** Aim of the exercise **
Output each entry that follows exactly. Images stay out.

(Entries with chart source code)
════
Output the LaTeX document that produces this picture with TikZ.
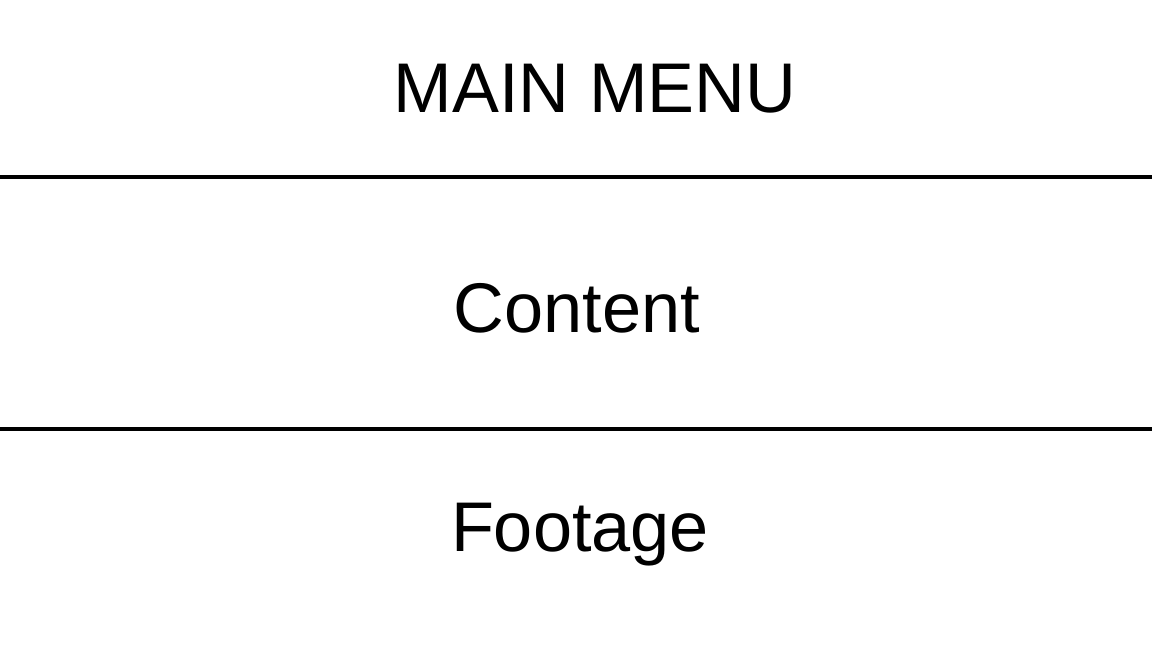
\documentclass[tikz,border=0pt]{standalone}
\usepackage{fontspec}
\setmainfont{Liberation Sans}
\usetikzlibrary{positioning}

\begin{document}
\begin{tikzpicture}[
  x=0.025cm, y=-0.025cm,
  heading/.style={anchor=base, inner sep=0pt, font=\fontsize{50}{60}\selectfont},
  divider/.style={line width=3pt}
]
\useasboundingbox (0,0) rectangle (1152,648);
\node[heading] (menu) at (595,113) {MAIN MENU};
\node[heading] (content) at (577,333) {Content};
\node[heading] (footage) at (580,552) {Footage};
% section dividers
\coordinate (topL) at (0,177);
\coordinate (topR) at (1152,177);
\coordinate (botL) at (0,429);
\coordinate (botR) at (1152,429);
\draw[divider] (topL) -- (topR);
\draw[divider] (botL) -- (botR);
\end{tikzpicture}
\end{document}
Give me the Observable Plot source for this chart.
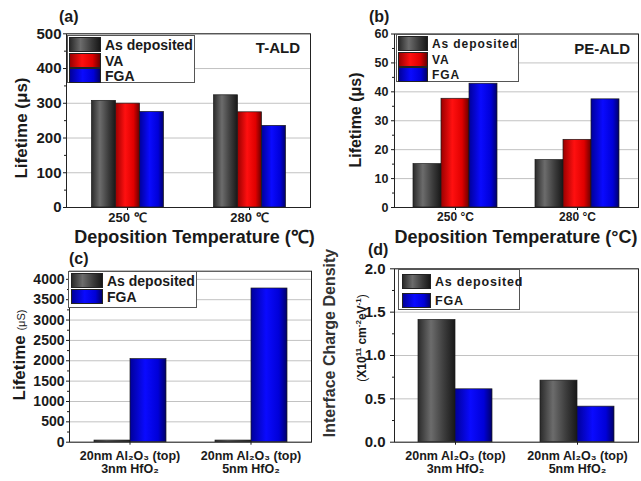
════
** Right answer **
Output the LaTeX document that produces this picture with TikZ.
\documentclass[tikz,border=0pt]{standalone}
\usepackage{fontspec}
\setmainfont{Liberation Sans}
\usetikzlibrary{positioning}

\begin{document}
\begin{tikzpicture}[
  x=0.025cm, y=-0.025cm,
  heading/.style={anchor=base, inner sep=0pt, font=\fontsize{50}{60}\selectfont},
  divider/.style={line width=3pt}
]
\useasboundingbox (0,0) rectangle (1152,648);
\node[heading] (menu) at (595,113) {MAIN MENU};
\node[heading] (content) at (577,333) {Content};
\node[heading] (footage) at (580,552) {Footage};
% section dividers
\coordinate (topL) at (0,177);
\coordinate (topR) at (1152,177);
\coordinate (botL) at (0,429);
\coordinate (botR) at (1152,429);
\draw[divider] (topL) -- (topR);
\draw[divider] (botL) -- (botR);
\end{tikzpicture}
\end{document}
Give me the Observable Plot source for this chart.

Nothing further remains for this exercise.